EXERCISE DIRECTIONS: Scan the data below and pick out the lines containing the word "code".
------------------------------
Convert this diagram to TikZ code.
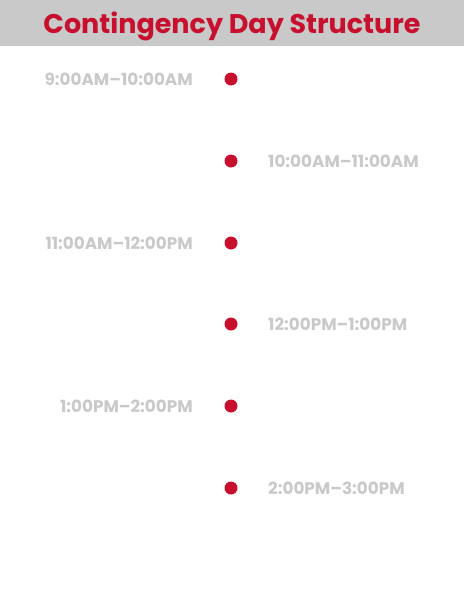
\documentclass[tikz,border=0pt]{standalone}
\usepackage{fontspec}
\setmainfont{Poppins}
\definecolor{hdrgrey}{HTML}{C8C9C8}
\definecolor{accred}{HTML}{C8102E}
\definecolor{lblgrey}{HTML}{C9C9C9}
\begin{document}
\begin{tikzpicture}[x=1pt,y=-1pt,
  dot/.style={circle,fill=accred,minimum size=13pt,inner sep=0pt},
  lbl/.style={text=lblgrey,font=\bfseries\fontsize{16.8}{20}\selectfont,inner sep=0pt},
  lleft/.style={lbl,anchor=base east},
  lright/.style={lbl,anchor=base west}]
\useasboundingbox (0,0) rectangle (464,600);
\fill[hdrgrey] (0,0) rectangle (464,46);
\node[text=accred,font=\bfseries\fontsize{27}{32}\selectfont,inner sep=0pt,anchor=base] (title) at (232,33) {Contingency Day Structure};
\node[dot] (d1) at (231,79) {};
\node[dot] (d2) at (231,161) {};
\node[dot] (d3) at (231,243) {};
\node[dot] (d4) at (231,324) {};
\node[dot] (d5) at (231,406) {};
\node[dot] (d6) at (231,488) {};
\node[lleft] (t1) at (193,85.5) {9:00AM–10:00AM};
\node[lright] (t2) at (268,167.5) {10:00AM–11:00AM};
\node[lleft] (t3) at (193,249.5) {11:00AM–12:00PM};
\node[lright] (t4) at (268,330.5) {12:00PM–1:00PM};
\node[lleft] (t5) at (193,412.5) {1:00PM–2:00PM};
\node[lright] (t6) at (268,494.5) {2:00PM–3:00PM};
\end{tikzpicture}
\end{document}
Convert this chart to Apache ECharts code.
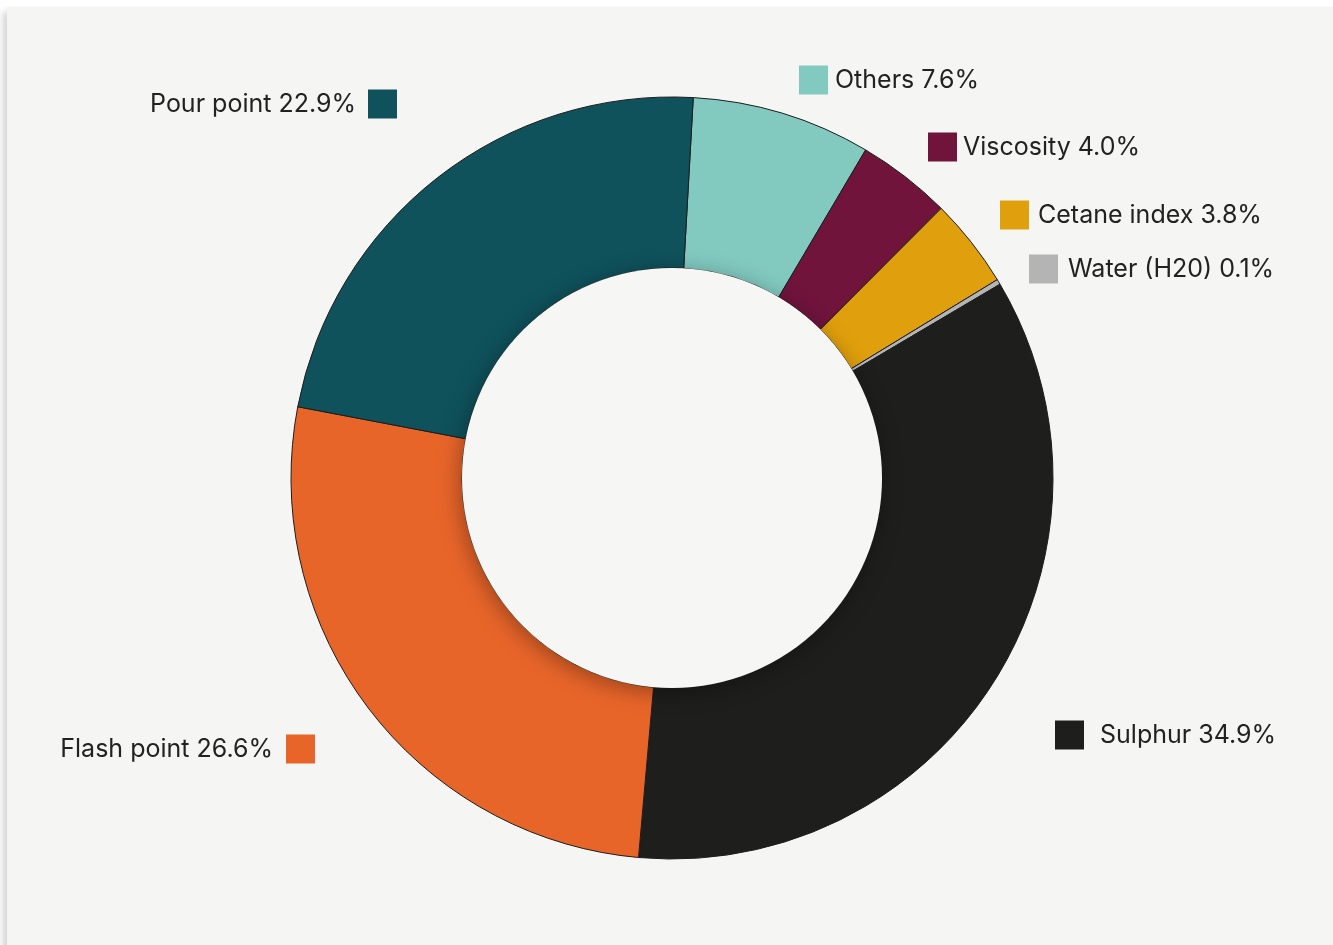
<!DOCTYPE html>
<html>
<head>
<meta charset="utf-8">
<script src="https://cdn.jsdelivr.net/npm/echarts@6/dist/echarts.min.js"></script>
<style>
  html, body { margin: 0; padding: 0; background: #ffffff; overflow: hidden; }
  #card {
    position: absolute; left: 7px; top: 7px; width: 1360px; height: 960px;
    background: #f5f5f3; box-shadow: -4px 5px 7px rgba(0,0,0,0.18);
  }
  #chart { position: absolute; left: 0; top: 0; width: 1333px; height: 945px; }
</style>
</head>
<body>
<div id="card"></div>
<div id="chart"></div>
<script>
// Share of off-spec results by parameter (%)
const categories = ['Others', 'Viscosity', 'Cetane index', 'Water (H20)', 'Sulphur', 'Flash point', 'Pour point'];
const shares = [7.6, 4.0, 3.8, 0.1, 34.9, 26.6, 22.9];
const palette = ['#82c9c0', '#70143c', '#e0a00d', '#b4b4b4', '#1e1e1c', '#e8652a', '#0f525c'];

// Label anchors: outer edge of the colour key next to each slice, and key-to-text gap
const labelAnchors = [
  { x: 799, y: 80, side: 'right', gap: 7 },
  { x: 928, y: 147, side: 'right', gap: 6 },
  { x: 1000, y: 215, side: 'right', gap: 9 },
  { x: 1029, y: 269, side: 'right', gap: 10 },
  { x: 1055, y: 735, side: 'right', gap: 16 },
  { x: 315, y: 749, side: 'left', gap: 13 },
  { x: 397, y: 104, side: 'left', gap: 12 }
];

const center = [672, 478];
const textStyle = { fontFamily: 'Inter', fontSize: 25, color: '#222222' };

const pieData = categories.map((name, i) => {
  const text = name + ' ' + shares[i].toFixed(1) + '%';
  const a = labelAnchors[i];
  const left = a.side === 'left';
  return {
    name: name,
    value: shares[i],
    itemStyle: { color: palette[i] },
    label: {
      formatter: left ? '{t|' + text + '}{sq|}' : '{sq|}{t|' + text + '}',
      rich: {
        t: Object.assign({}, textStyle, { padding: left ? [0, a.gap, 0, 0] : [0, 0, 0, a.gap], lineHeight: 29 }),
        sq: { width: 29, height: 29, backgroundColor: palette[i] }
      }
    }
  };
});

const chart = echarts.init(document.getElementById('chart'), null, { renderer: 'canvas' });
chart.setOption({
  backgroundColor: 'transparent',
  animation: false,
  series: [
    {
      type: 'pie',
      center: center,
      radius: [210, 381],
      startAngle: 86.8,
      clockwise: true,
      minAngle: 0.8,
      avoidLabelOverlap: false,
      itemStyle: { borderColor: '#1c1c1c', borderWidth: 1 },
      label: { show: true, position: 'outside', fontFamily: 'Inter', fontSize: 25, color: '#222222' },
      labelLine: { show: false },
      emphasis: { disabled: true },
      labelLayout: function (params) {
        const a = labelAnchors[params.dataIndex];
        return { x: a.x, y: a.y, align: a.side === 'left' ? 'right' : 'left', verticalAlign: 'middle' };
      },
      data: pieData
    },
    {
      // hole of the doughnut with a soft shadow over the ring's inner edge
      type: 'pie',
      center: center,
      radius: [0, 210],
      silent: true,
      label: { show: false },
      labelLine: { show: false },
      emphasis: { disabled: true },
      itemStyle: {
        color: '#f6f6f4',
        shadowBlur: 22,
        shadowColor: 'rgba(0,0,0,0.35)',
        shadowOffsetX: -2,
        shadowOffsetY: 4
      },
      data: [{ value: 1, name: 'hole' }]
    }
  ]
});
</script>
</body>
</html>
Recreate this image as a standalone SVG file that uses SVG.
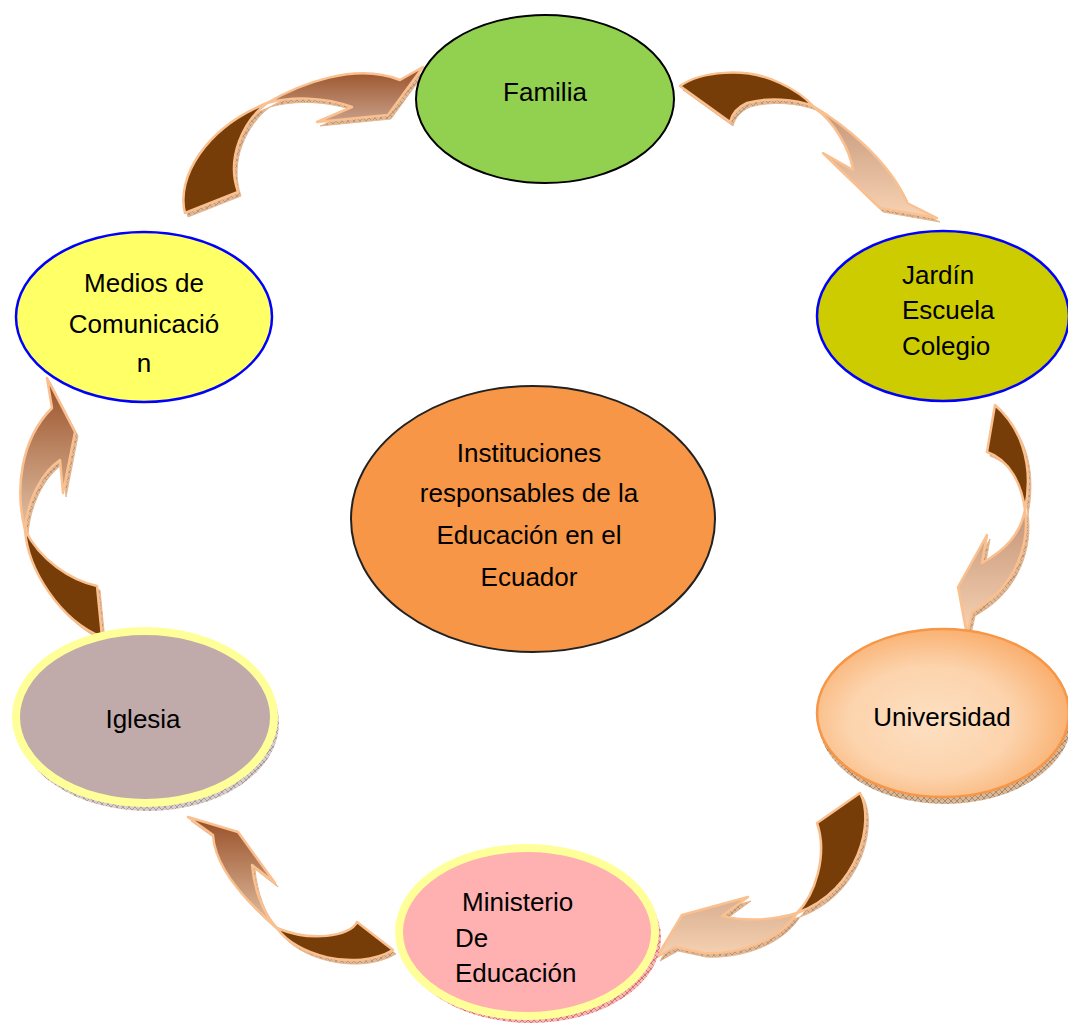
<svg xmlns="http://www.w3.org/2000/svg" xmlns:xlink="http://www.w3.org/1999/xlink" width="1068" height="1023" viewBox="0 0 1068 1023">
<style>
text{font-family:"Liberation Sans",Arial,sans-serif;font-size:26px;fill:#000}
.dark{fill:#773D08;stroke:#FAC08F;stroke-width:2.5;stroke-linejoin:round}
.ext{fill:url(#hatchTan);stroke:#E8B890;stroke-width:1}
.lt{stroke:#FAC08F;stroke-width:2.5;stroke-linejoin:round}
.blue{stroke:#0000FF;stroke-width:2.5}
.ring{stroke:#FFFF99;stroke-width:8}
</style>
<defs>
<pattern id="hatchTan" width="6" height="6" patternUnits="userSpaceOnUse"><rect width="6" height="6" fill="#DDB896"/><path d="M0,6 L6,0 M0,0 L6,6" stroke="#A87A5A" stroke-width="0.6"/></pattern>
<pattern id="hatchGrey" width="6" height="6" patternUnits="userSpaceOnUse"><rect width="6" height="6" fill="#D8CCCC"/><path d="M0,6 L6,0 M0,0 L6,6" stroke="#8A7A7A" stroke-width="0.6"/></pattern>
<pattern id="hatchRed" width="6" height="6" patternUnits="userSpaceOnUse"><rect width="6" height="6" fill="#F2B8B8"/><path d="M0,6 L6,0 M0,0 L6,6" stroke="#D04040" stroke-width="0.6"/></pattern>
<pattern id="hatchBrown" width="6" height="6" patternUnits="userSpaceOnUse"><rect width="6" height="6" fill="#D8B898"/><path d="M0,6 L6,0 M0,0 L6,6" stroke="#8A6A4A" stroke-width="0.6"/></pattern>
<linearGradient id="gBrown" x1="0" y1="0" x2="0" y2="1"><stop offset="0" stop-color="#984E24"/><stop offset="1" stop-color="#C8A08A"/></linearGradient>
<linearGradient id="gBrownV" x1="0" y1="0" x2="0" y2="1"><stop offset="0" stop-color="#984E26"/><stop offset="1" stop-color="#E2C2A6"/></linearGradient>
<linearGradient id="gLight" x1="0" y1="0" x2="0" y2="1"><stop offset="0" stop-color="#C49478"/><stop offset="1" stop-color="#F8D4B4"/></linearGradient>
<linearGradient id="gLight2" x1="0" y1="0" x2="0" y2="1"><stop offset="0" stop-color="#D8AE90"/><stop offset="1" stop-color="#F6D2B2"/></linearGradient>
<radialGradient id="gUni" cx="0.45" cy="0.55" r="0.6"><stop offset="0" stop-color="#FDE0C2"/><stop offset="0.55" stop-color="#FCD3AC"/><stop offset="1" stop-color="#F9AA66"/></radialGradient>
<path id="a1d" d="M185,213 C176,178 205,128 267,103 C243,121 226,158 238,192 Z"/>
<path id="a1l" d="M267,103 C300,84 355,62 400,80 L423,67 L388,115 L317,122 L352,107 C325,97 292,96 267,103 Z"/>
<path id="a2d" d="M680,86 C700,72 745,66 780,83 C795,90 805,97 813,106 C795,99 768,97 747,103 C738,107 732,114 730,122 Z"/>
<path id="a2l" d="M813,106 C840,122 890,160 907,203 L937,218 L880,208 L823,153 L853,170 C850,150 835,122 813,106 Z"/>
<path id="a3d" d="M995,405 C1018,425 1035,460 1025,510 C1022,485 1010,460 987,452 Z"/>
<path id="a3l" d="M1025,510 C1030,545 1015,585 980,607 L972,612 L967,635 L958,587 L987,535 L982,563 C1005,550 1020,535 1025,510 Z"/>
<path id="a4d" d="M817,823 L860,793 C875,820 860,890 797,913 C815,895 828,855 817,823 Z"/>
<path id="a4l" d="M797,913 C780,940 740,955 703,953 L675,947 L657,957 L682,915 L748,897 L722,916 C745,922 775,920 797,913 Z"/>
<path id="a5d" d="M393,950 L357,922 C350,937 310,942 277,928 C295,955 355,972 393,950 Z"/>
<path id="a5l" d="M277,928 C250,905 215,870 213,835 L188,817 L238,832 L275,883 L252,865 C254,888 262,912 277,928 Z"/>
<path id="a6d" d="M25,530 C28,570 60,620 102,637 L97,586 C70,580 40,560 25,530 Z"/>
<path id="a6l" d="M25,530 C15,490 20,440 52,408 L47,378 L75,432 L63,493 L60,460 C45,470 28,495 25,530 Z"/>
</defs>
<g id="connectors">
<g id="arrow-medios-familia">
<use xlink:href="#a1d" href="#a1d" class="ext" transform="translate(3,4)"/>
<use xlink:href="#a1l" href="#a1l" class="ext" transform="translate(3,4)"/>
<use xlink:href="#a1d" href="#a1d" class="dark"/>
<use xlink:href="#a1l" href="#a1l" class="lt" fill="url(#gBrown)"/>
</g>
<g id="arrow-familia-jardin">
<use xlink:href="#a2d" href="#a2d" class="ext" transform="translate(3,4)"/>
<use xlink:href="#a2l" href="#a2l" class="ext" transform="translate(3,4)"/>
<use xlink:href="#a2d" href="#a2d" class="dark"/>
<use xlink:href="#a2l" href="#a2l" class="lt" fill="url(#gLight)"/>
</g>
<g id="arrow-jardin-universidad">
<use xlink:href="#a3d" href="#a3d" class="ext" transform="translate(3,4)"/>
<use xlink:href="#a3l" href="#a3l" class="ext" transform="translate(3,4)"/>
<use xlink:href="#a3d" href="#a3d" class="dark"/>
<use xlink:href="#a3l" href="#a3l" class="lt" fill="url(#gLight)"/>
</g>
<g id="arrow-universidad-ministerio">
<use xlink:href="#a4d" href="#a4d" class="ext" transform="translate(3,4)"/>
<use xlink:href="#a4l" href="#a4l" class="ext" transform="translate(3,4)"/>
<use xlink:href="#a4d" href="#a4d" class="dark"/>
<use xlink:href="#a4l" href="#a4l" class="lt" fill="url(#gLight2)"/>
</g>
<g id="arrow-ministerio-iglesia">
<use xlink:href="#a5d" href="#a5d" class="ext" transform="translate(3,4)"/>
<use xlink:href="#a5l" href="#a5l" class="ext" transform="translate(3,4)"/>
<use xlink:href="#a5d" href="#a5d" class="dark"/>
<use xlink:href="#a5l" href="#a5l" class="lt" fill="url(#gBrownV)"/>
</g>
<g id="arrow-iglesia-medios">
<use xlink:href="#a6d" href="#a6d" class="ext" transform="translate(3,4)"/>
<use xlink:href="#a6l" href="#a6l" class="ext" transform="translate(3,4)"/>
<use xlink:href="#a6d" href="#a6d" class="dark"/>
<use xlink:href="#a6l" href="#a6l" class="lt" fill="url(#gBrownV)"/>
</g>
</g>
<g id="node-familia">
<ellipse cx="545" cy="99" rx="129" ry="84" fill="#92D050" stroke="#000" stroke-width="2"/>
<text x="545" y="101" text-anchor="middle">Familia</text>
</g>
<g id="node-jardin">
<ellipse cx="943" cy="316" rx="126" ry="85" fill="#CCCC00" class="blue"/>
<text x="902" y="284">Jardín</text>
<text x="902" y="319">Escuela</text>
<text x="902" y="355">Colegio</text>
</g>
<g id="node-medios">
<ellipse cx="144" cy="317" rx="128" ry="85" fill="#FFFF66" class="blue"/>
<text x="144" y="292" text-anchor="middle">Medios de</text>
<text x="144" y="333" text-anchor="middle">Comunicació</text>
<text x="144" y="372" text-anchor="middle">n</text>
</g>
<g id="node-centro">
<ellipse cx="533" cy="519" rx="182" ry="133" fill="#F79646" stroke="#222" stroke-width="2"/>
<text x="529" y="462" text-anchor="middle">Instituciones</text>
<text x="529" y="502" text-anchor="middle">responsables de la</text>
<text x="529" y="544" text-anchor="middle">Educación en el</text>
<text x="529" y="586" text-anchor="middle">Ecuador</text>
</g>
<g id="node-iglesia">
<ellipse cx="148" cy="723" rx="131" ry="88" fill="url(#hatchGrey)"/>
<ellipse cx="145" cy="717" rx="129" ry="86" fill="#C0AAAA" class="ring"/>
<text x="143" y="728" text-anchor="middle">Iglesia</text>
</g>
<g id="node-universidad">
<ellipse cx="945" cy="719" rx="127" ry="85" fill="url(#hatchBrown)"/>
<ellipse cx="943" cy="713" rx="126" ry="84" fill="url(#gUni)" stroke="#F79646" stroke-width="2.5"/>
<text x="942" y="726" text-anchor="middle">Universidad</text>
</g>
<g id="node-ministerio">
<ellipse cx="531" cy="938" rx="130" ry="85" fill="url(#hatchRed)"/>
<ellipse cx="527" cy="932" rx="128" ry="84" fill="#FFB0B0" class="ring"/>
<text x="462" y="911">Ministerio</text>
<text x="455" y="947">De</text>
<text x="455" y="982">Educación</text>
</g>
</svg>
------------------------------
EXERCISE ANSWER:
Convert this diagram to TikZ code.
Convert this chart to Apache ECharts code.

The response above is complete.